Her husband, Eugene, sadly died at a young age but her friends who included by then such people Renoir, Degas and other members of the Impressionist group rallied around to support her. She was an extremely cultured woman and her other friends included masters of other forms of art, such as the great poet Baudelaire and the writer Emile Zola. Although she spent much time with her Impressionist friends, she was never really to partake in an important part of their social life, which was of course, the cafes of Paris. As a woman of a certain standing it was not the done thing to frequent such cafes, even for a woman as independent as Berthe.

The year 1874 was a defining moment for her, against the advice of Edouard Manet and a number of other friends she decided not to exhibit at the Salon and instead took part in the first independent exhibition of Impressionist painting.
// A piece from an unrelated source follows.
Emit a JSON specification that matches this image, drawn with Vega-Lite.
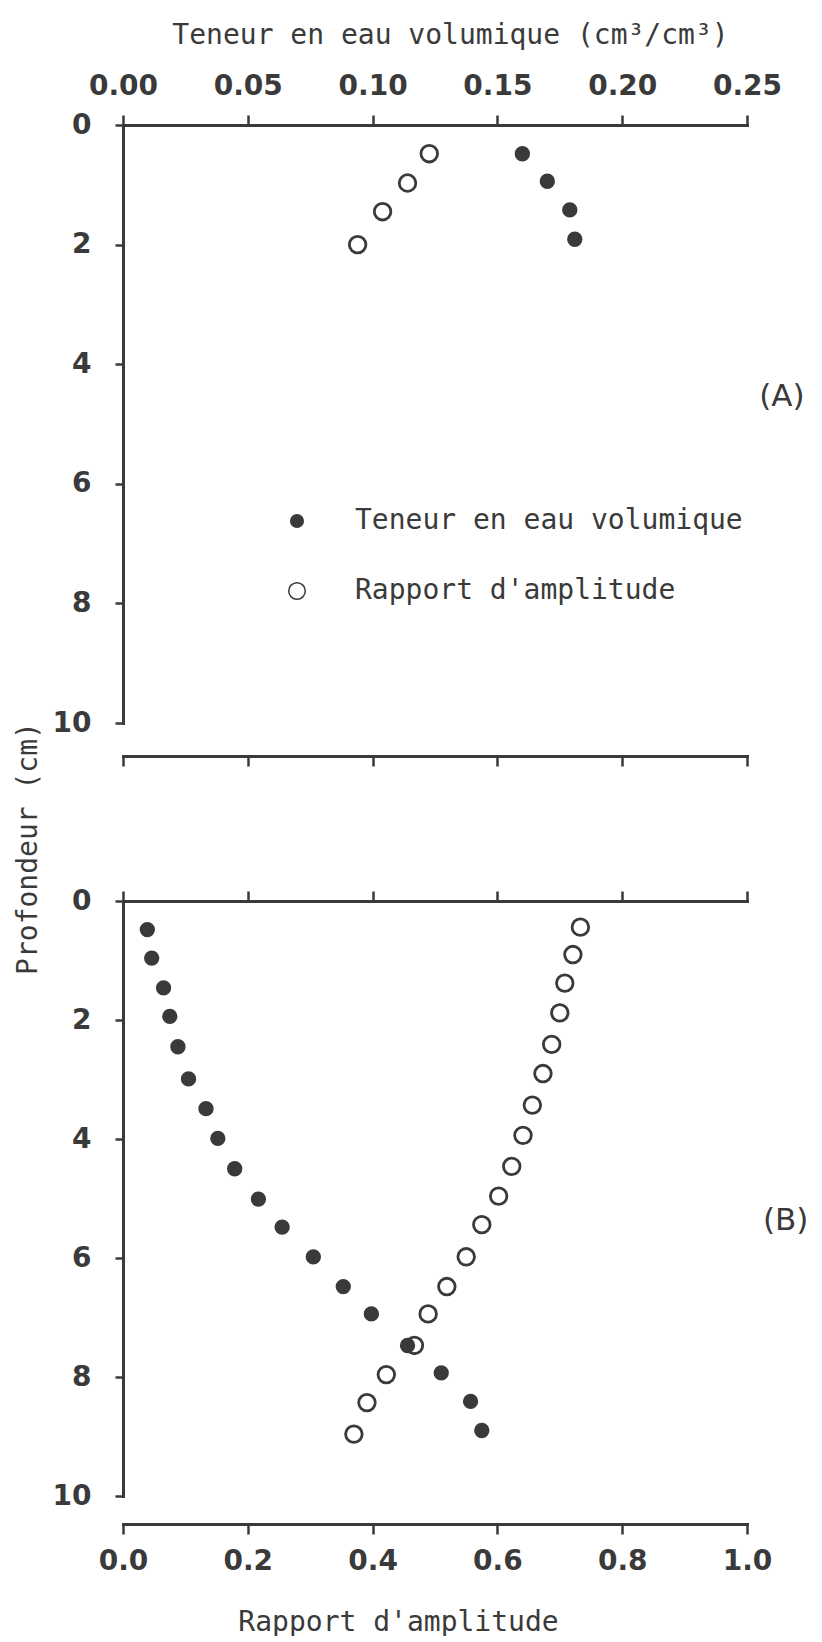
{
  "$schema": "https://vega.github.io/schema/vega-lite/v6.json",
  "background": "white",
  "padding": {"left": 14, "top": 21, "right": 0, "bottom": 0},
  "bounds": "flush",
  "spacing": 178,
  "config": {
    "view": {"stroke": null},
    "axis": {
      "grid": false,
      "labelFlush": false,
      "labelOverlap": false,
      "domainColor": "#3a3a3a",
      "domainWidth": 3,
      "domainCap": "square",
      "tickColor": "#3a3a3a",
      "tickWidth": 2.5,
      "tickSize": 10,
      "labelColor": "#3a3a3a",
      "labelFont": "DejaVu Sans",
      "labelFontWeight": "bold",
      "labelFontSize": 28,
      "titleColor": "#3a3a3a",
      "titleFont": "DejaVu Sans Mono",
      "titleFontWeight": "normal",
      "titleFontSize": 28
    },
    "legend": {
      "labelFont": "DejaVu Sans Mono",
      "labelFontSize": 28,
      "labelColor": "#3a3a3a",
      "labelLimit": 1000
    }
  },
  "resolve": {"scale": {"fill": "independent", "size": "independent"}},
  "vconcat": [
    {
      "width": 624,
      "height": 598,
      "layer": [
        {
          "data": {
            "values": [
              {"serie": "Teneur en eau volumique", "x": 0.160, "depth": 0.48},
              {"serie": "Teneur en eau volumique", "x": 0.170, "depth": 0.94},
              {"serie": "Teneur en eau volumique", "x": 0.179, "depth": 1.42},
              {"serie": "Teneur en eau volumique", "x": 0.181, "depth": 1.91},
              {"serie": "Rapport d'amplitude", "x": 0.1227, "depth": 0.48},
              {"serie": "Rapport d'amplitude", "x": 0.114, "depth": 0.97},
              {"serie": "Rapport d'amplitude", "x": 0.104, "depth": 1.45},
              {"serie": "Rapport d'amplitude", "x": 0.094, "depth": 2.0}
            ]
          },
          "mark": {"type": "circle", "opacity": 1, "stroke": "#3a3a3a", "strokeWidth": 2.8},
          "encoding": {
            "x": {
              "field": "x", "type": "quantitative",
              "scale": {"domain": [0, 0.25], "nice": false, "zero": false},
              "axis": {
                "orient": "top",
                "values": [0, 0.05, 0.1, 0.15, 0.2, 0.25],
                "format": ".2f",
                "labelPadding": 15,
                "title": "Teneur en eau volumique (cm³/cm³)",
                "titleX": 327,
                "titleY": -82,
                "titleAlign": "center",
                "titleBaseline": "alphabetic",
                "titleAngle": 0
              }
            },
            "y": {
              "field": "depth", "type": "quantitative",
              "scale": {"domain": [0, 10], "reverse": true, "nice": false},
              "axis": {
                "values": [0, 2, 4, 6, 8, 10],
                "format": "d",
                "tickSize": 8,
                "labelPadding": 24,
                "title": "Profondeur (cm)",
                "titleX": -95,
                "titleY": 723,
                "titleAngle": -90,
                "titleAlign": "center",
                "titleBaseline": "middle"
              }
            },
            "fill": {
              "field": "serie", "type": "nominal",
              "scale": {"domain": ["Teneur en eau volumique", "Rapport d'amplitude"], "range": ["#3a3a3a", "transparent"]},
              "legend": {
                "orient": "none", "legendX": 160, "legendY": 382, "title": null,
                "padding": 0, "rowPadding": 42, "labelOffset": 44,
                "symbolType": "circle", "symbolSize": 240,
                "encode": {
                  "symbols": {
                    "update": {
                      "stroke": {"value": "#3a3a3a"},
                      "strokeWidth": {"value": 2.8}
                    }
                  }
                }
              }
            },
            "size": {
              "field": "serie", "type": "nominal",
              "scale": {"domain": ["Teneur en eau volumique", "Rapport d'amplitude"], "range": [158, 275]},
              "legend": {
                "orient": "none", "legendX": 160, "legendY": 382, "title": null,
                "padding": 0, "rowPadding": 42, "labelOffset": 44,
                "symbolType": "circle", "symbolSize": 240,
                "encode": {
                  "symbols": {
                    "update": {
                      "stroke": {"value": "#3a3a3a"},
                      "strokeWidth": {"value": 2.8}
                    }
                  }
                }
              }
            }
          }
        },
        {
          "data": {"values": [{"label": "(A)"}]},
          "mark": {"type": "text", "font": "DejaVu Sans", "fontSize": 31, "color": "#3a3a3a", "align": "center", "baseline": "middle"},
          "encoding": {
            "x": {
              "datum": 0.264, "type": "quantitative",
              "axis": {"orient": "bottom", "offset": 33, "values": [0, 0.05, 0.1, 0.15, 0.2, 0.25], "labels": false, "title": null}
            },
            "y": {"datum": 4.55, "type": "quantitative"},
            "text": {"field": "label"}
          }
        }
      ],
      "resolve": {"axis": {"x": "independent"}}
    },
    {
      "width": 624,
      "height": 595,
      "layer": [
        {
          "data": {
            "values": [
              {"serie": "Teneur en eau volumique", "x": 0.039, "depth": 0.48},
              {"serie": "Teneur en eau volumique", "x": 0.046, "depth": 0.96},
              {"serie": "Teneur en eau volumique", "x": 0.065, "depth": 1.46},
              {"serie": "Teneur en eau volumique", "x": 0.075, "depth": 1.94},
              {"serie": "Teneur en eau volumique", "x": 0.088, "depth": 2.45},
              {"serie": "Teneur en eau volumique", "x": 0.105, "depth": 2.99},
              {"serie": "Teneur en eau volumique", "x": 0.133, "depth": 3.49},
              {"serie": "Teneur en eau volumique", "x": 0.152, "depth": 3.99},
              {"serie": "Teneur en eau volumique", "x": 0.179, "depth": 4.50},
              {"serie": "Teneur en eau volumique", "x": 0.217, "depth": 5.01},
              {"serie": "Teneur en eau volumique", "x": 0.255, "depth": 5.48},
              {"serie": "Teneur en eau volumique", "x": 0.305, "depth": 5.98},
              {"serie": "Teneur en eau volumique", "x": 0.353, "depth": 6.48},
              {"serie": "Teneur en eau volumique", "x": 0.398, "depth": 6.94},
              {"serie": "Teneur en eau volumique", "x": 0.456, "depth": 7.47},
              {"serie": "Teneur en eau volumique", "x": 0.510, "depth": 7.93},
              {"serie": "Teneur en eau volumique", "x": 0.557, "depth": 8.41},
              {"serie": "Teneur en eau volumique", "x": 0.575, "depth": 8.90},
              {"serie": "Rapport d'amplitude", "x": 0.733, "depth": 0.44},
              {"serie": "Rapport d'amplitude", "x": 0.721, "depth": 0.90},
              {"serie": "Rapport d'amplitude", "x": 0.708, "depth": 1.38},
              {"serie": "Rapport d'amplitude", "x": 0.700, "depth": 1.88},
              {"serie": "Rapport d'amplitude", "x": 0.687, "depth": 2.41},
              {"serie": "Rapport d'amplitude", "x": 0.673, "depth": 2.90},
              {"serie": "Rapport d'amplitude", "x": 0.656, "depth": 3.43},
              {"serie": "Rapport d'amplitude", "x": 0.641, "depth": 3.94},
              {"serie": "Rapport d'amplitude", "x": 0.623, "depth": 4.46},
              {"serie": "Rapport d'amplitude", "x": 0.602, "depth": 4.96},
              {"serie": "Rapport d'amplitude", "x": 0.575, "depth": 5.44},
              {"serie": "Rapport d'amplitude", "x": 0.550, "depth": 5.98},
              {"serie": "Rapport d'amplitude", "x": 0.519, "depth": 6.48},
              {"serie": "Rapport d'amplitude", "x": 0.489, "depth": 6.94},
              {"serie": "Rapport d'amplitude", "x": 0.467, "depth": 7.47},
              {"serie": "Rapport d'amplitude", "x": 0.422, "depth": 7.96},
              {"serie": "Rapport d'amplitude", "x": 0.391, "depth": 8.43},
              {"serie": "Rapport d'amplitude", "x": 0.370, "depth": 8.96}
            ]
          },
          "mark": {"type": "circle", "opacity": 1, "stroke": "#3a3a3a", "strokeWidth": 2.8},
          "encoding": {
            "x": {
              "field": "x", "type": "quantitative",
              "scale": {"domain": [0, 1], "nice": false, "zero": false},
              "axis": {"orient": "top", "values": [0, 0.2, 0.4, 0.6, 0.8, 1.0], "labels": false, "title": null}
            },
            "y": {
              "field": "depth", "type": "quantitative",
              "scale": {"domain": [0, 10], "reverse": true, "nice": false},
              "axis": {"values": [0, 2, 4, 6, 8, 10], "format": "d", "tickSize": 8, "labelPadding": 24, "title": null}
            },
            "fill": {
              "field": "serie", "type": "nominal",
              "scale": {"domain": ["Teneur en eau volumique", "Rapport d'amplitude"], "range": ["#3a3a3a", "transparent"]},
              "legend": null
            },
            "size": {
              "field": "serie", "type": "nominal",
              "scale": {"domain": ["Teneur en eau volumique", "Rapport d'amplitude"], "range": [158, 275]},
              "legend": null
            }
          }
        },
        {
          "data": {"values": [{"label": "(B)"}]},
          "mark": {"type": "text", "font": "DejaVu Sans", "fontSize": 31, "color": "#3a3a3a", "align": "center", "baseline": "middle"},
          "encoding": {
            "x": {
              "datum": 1.062, "type": "quantitative",
              "axis": {
                "orient": "bottom", "offset": 28, "values": [0, 0.2, 0.4, 0.6, 0.8, 1.0], "format": ".1f",
                "labelPadding": 13,
                "title": "Rapport d'amplitude",
                "titleX": 275,
                "titleY": 106,
                "titleAlign": "center",
                "titleBaseline": "alphabetic",
                "titleAngle": 0
              }
            },
            "y": {"datum": 5.38, "type": "quantitative"},
            "text": {"field": "label"}
          }
        }
      ],
      "resolve": {"axis": {"x": "independent"}}
    }
  ]
}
This led to strong differences of artistic opinion with her friend and one time mentor Edouard Manet, as he refused to exhibit with the Impressionists, wanting to achieve success in the normal and orthodox way by exhibiting at the Salon. She exhibited in every Impressionist exhibition at the time, apart from the year when she gave birth to her daughter.

At the time she achieved extraordinary success, as her paintings outsold those by Renoir and Monet. It was also a time when Impressionism was ridiculed by many. She was therefore a sort of rebel of her time. Not only was it extremely unusual for women to exhibit professionally in the male driven art world but she also was to do so in a manner, that at the time drew her contempt and scorn.

In 1892 she had her first solo exhibition and in 1894 the French State commissioned a painting by her entitled ‘Young Woman in an Evening Dress’. She sadly died of pneumonia at the age of 54 and following her death, her friends, Renoir and Degas arranged a retrospective of her work.

Her role in art history is an important one, not only was she the only woman among the founding members of Impressionism but her paintings also recorded the life of bourgeoisie woman in nineteenth century France. As with all paintings by the Impressionist group of painters her paintings are worth an enormous amount of money.